Memory consolidation and neural systems

In addition to our studies on drug-seeking behavior, we are also investigating the neural systems underlying the consolidation of different kinds of learning. It is well known that, following a learning event, memories are not instantly laid down but rather involve a consolidation period. Moreover, the amygdala, specifically the basolateral amygdala, modulates the consolidation of many different kinds of memories. Emotional arousal activates the amygdala, which then mediates the effects of emotional arousal on the consolidation processes occurring throughout the rest of the brain. We also know that distinct regions of the brain are involved in different kinds of memories or specific attributes of those memories. Yet, the way in which memory consolidation organizes these separate processes remains unclear. Thus, while the amygdala appears to play a more "general" role in memory consolidation, other regions of the brain play far more specific roles.

Rat_with_thought_bubble

Therefore, to address these issues, we combine a variety of systems-level approaches with different learning and memory tasks in order to assess the roles of specific connections between brain regions such as the basolateral amygdala and other forebrain regions in the consolidation of distinct types or aspects of memories. We use a number of learning and memory procedures to investigate this, including contextual fear conditioning, Barnes mazes with both spatial and cued-response learning procedures, and inhibitory avoidance.

Frequently, we manipulate the activity of pathways from structures such as the basolateral amygdala immediately after each kind of training and, thereby, influence the retention for this training.
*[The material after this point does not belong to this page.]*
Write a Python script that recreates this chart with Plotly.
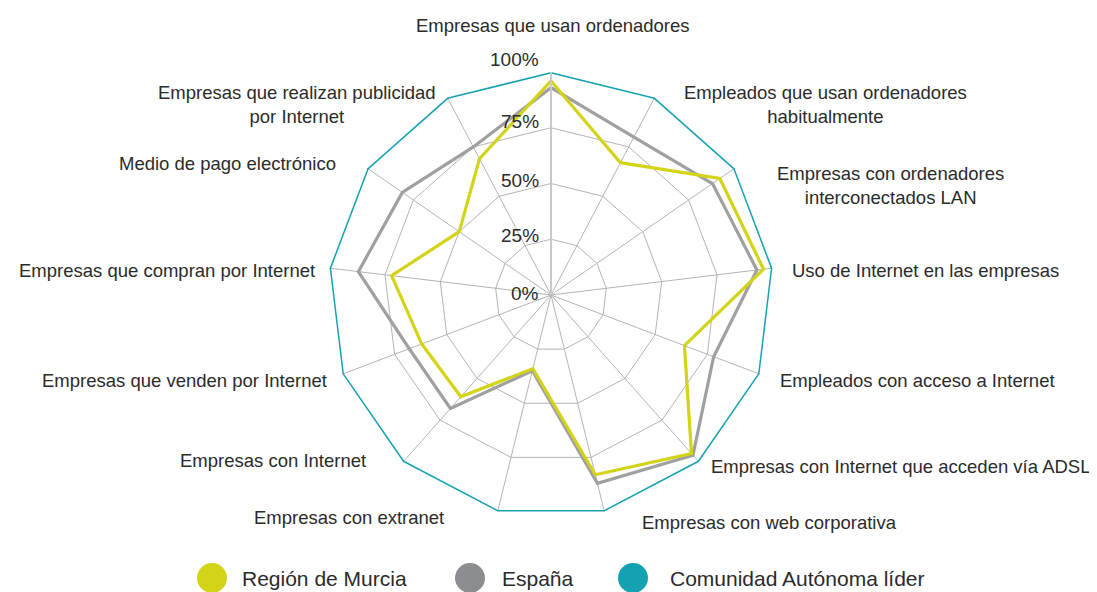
import plotly.graph_objects as go

# ---------------- data ----------------
categories = [
    "Empresas que usan ordenadores",
    "Empleados que usan ordenadores<br>habitualmente",
    "Empresas con ordenadores<br>interconectados LAN",
    "Uso de Internet en las empresas",
    "Empleados con acceso a Internet",
    "Empresas con Internet que acceden vía ADSL",
    "Empresas con web corporativa",
    "Empresas con extranet",
    "Empresas con Internet",
    "Empresas que venden por Internet",
    "Empresas que compran por Internet",
    "Medio de pago electrónico",
    "Empresas que realizan publicidad<br>por Internet",
]
murcia = [96, 67, 92, 96, 64, 95, 83, 34, 61, 62, 72, 50, 69]
espana = [93, 80, 88, 93, 78, 96, 87, 35, 68, 68, 87, 81, 75]
lider = [100, 100, 100, 100, 100, 100, 100, 100, 100, 100, 100, 100, 100]
series_names = ["Región de Murcia", "España", "Comunidad Autónoma líder"]
radial_ticks = [0, 25, 50, 75, 100]
radial_tick_labels = ["0%", "25%", "50%", "75%", "100%"]

# ---------------- styling / layout ----------------
PAGE_OFF = 8  # browser default body margin
W, H = 1097 - PAGE_OFF, 592 - PAGE_OFF
ML, MR, MT, MB = 92, 95, 64, 74
PW, PH = W - ML - MR, H - MT - MB
FONT = "Liberation Sans, Arial, sans-serif"
TXT = "#2b2b2b"
COL_MURCIA = "#d3d317"
COL_ESPANA = "#a0a0a3"
COL_ESPANA_LEG = "#8b8d8f"
COL_LIDER = "#14a2b3"
GRID = "#b4b4b4"
LABEL_SIZE = 18.5


def px_to_paper(x, y):
    """page-pixel position (as in the reference) -> paper coords"""
    x -= PAGE_OFF
    y -= PAGE_OFF
    return (x - ML) / PW, 1 - (y - MT) / PH


# label positions (page pixel) and anchors for each category
label_layout = [
    (553, 25, "center"),
    (825, 104, "center"),
    (890, 185, "center"),
    (790, 270, "left"),
    (778, 380, "left"),
    (1092, 466, "right"),
    (640, 522, "left"),
    (446, 517, "right"),
    (368, 460, "right"),
    (329, 380, "right"),
    (317, 270, "right"),
    (338, 163, "right"),
    (297, 104, "center"),
]
radial_label_y = [293, 235, 180, 121, 60]


def closed(vals):
    return list(vals) + [vals[0]]


theta_names = list(categories)
theta_closed = closed(theta_names)

fig = go.Figure()
for vals, name, col, w in [
    (espana, series_names[1], COL_ESPANA, 3.2),
    (murcia, series_names[0], COL_MURCIA, 3.2),
    (lider, series_names[2], COL_LIDER, 3),
]:
    fig.add_trace(
        go.Scatterpolar(
            r=closed(vals),
            theta=theta_closed,
            mode="lines",
            line=dict(color=col, width=w),
            name=name,
            showlegend=False,
            hoverinfo="skip",
        )
    )

fig.update_layout(
    width=W,
    height=H,
    margin=dict(l=ML, r=MR, t=MT, b=MB, autoexpand=False),
    paper_bgcolor="white",
    plot_bgcolor="white",
    font=dict(family=FONT, size=18, color=TXT),
    polar=dict(
        bgcolor="white",
        gridshape="linear",
        domain=dict(x=[0, 1], y=[0, 1]),
        angularaxis=dict(
            rotation=90,
            direction="clockwise",
            type="category",
            categoryarray=theta_names,
            showticklabels=False,
            ticks="",
            showline=False,
            gridcolor=GRID,
            gridwidth=1,
        ),
        radialaxis=dict(
            range=[0, 100],
            tickvals=radial_ticks[1:],
            showticklabels=False,
            ticks="",
            showline=True,
            linecolor="#c9c9c9",
            linewidth=2,
            angle=90,
            gridcolor=GRID,
            gridwidth=1,
        ),
    ),
)

annotations = []
for text, (x, y, anc) in zip(categories, label_layout):
    xp, yp = px_to_paper(x, y)
    annotations.append(
        dict(
            x=xp, y=yp, xref="paper", yref="paper", text=text, showarrow=False,
            xanchor=anc, yanchor="middle", align="center",
            font=dict(family=FONT, size=LABEL_SIZE, color=TXT),
        )
    )
for lab, y in zip(radial_tick_labels, radial_label_y):
    xp, yp = px_to_paper(541, y)
    annotations.append(
        dict(
            x=xp, y=yp, xref="paper", yref="paper", text=lab, showarrow=False,
            xanchor="right", yanchor="middle",
            font=dict(family=FONT, size=19, color=TXT),
        )
    )

# manual legend
legend_items = [
    (212, 240, series_names[0], COL_MURCIA),
    (470, 500, series_names[1], COL_ESPANA_LEG),
    (633, 668, series_names[2], COL_LIDER),
]
shapes = []
for cx, tx, name, col in legend_items:
    xp, yp = px_to_paper(cx, 578)
    shapes.append(
        dict(
            type="circle", xref="paper", yref="paper",
            xsizemode="pixel", ysizemode="pixel", xanchor=xp, yanchor=yp,
            x0=-15, x1=15, y0=-15, y1=15,
            fillcolor=col, line=dict(width=0),
        )
    )
    txp, typ = px_to_paper(tx, 578)
    annotations.append(
        dict(
            x=txp, y=typ, xref="paper", yref="paper", text=name, showarrow=False,
            xanchor="left", yanchor="middle",
            font=dict(family=FONT, size=21, color=TXT),
        )
    )

fig.update_layout(annotations=annotations, shapes=shapes)
fig.write_html("out.html")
In addition, we can examine how such stimulation and inhibition alters the expression of plasticity-associated proteins in downstream brain regions and activity in other regions during the consolidation period.

These experiments provide a novel method for interrogating those systems controlling memory processes and we hope to use them to come to a significantly deeper understanding for one of the most fundamental functions of the brain and of who we are: Memory.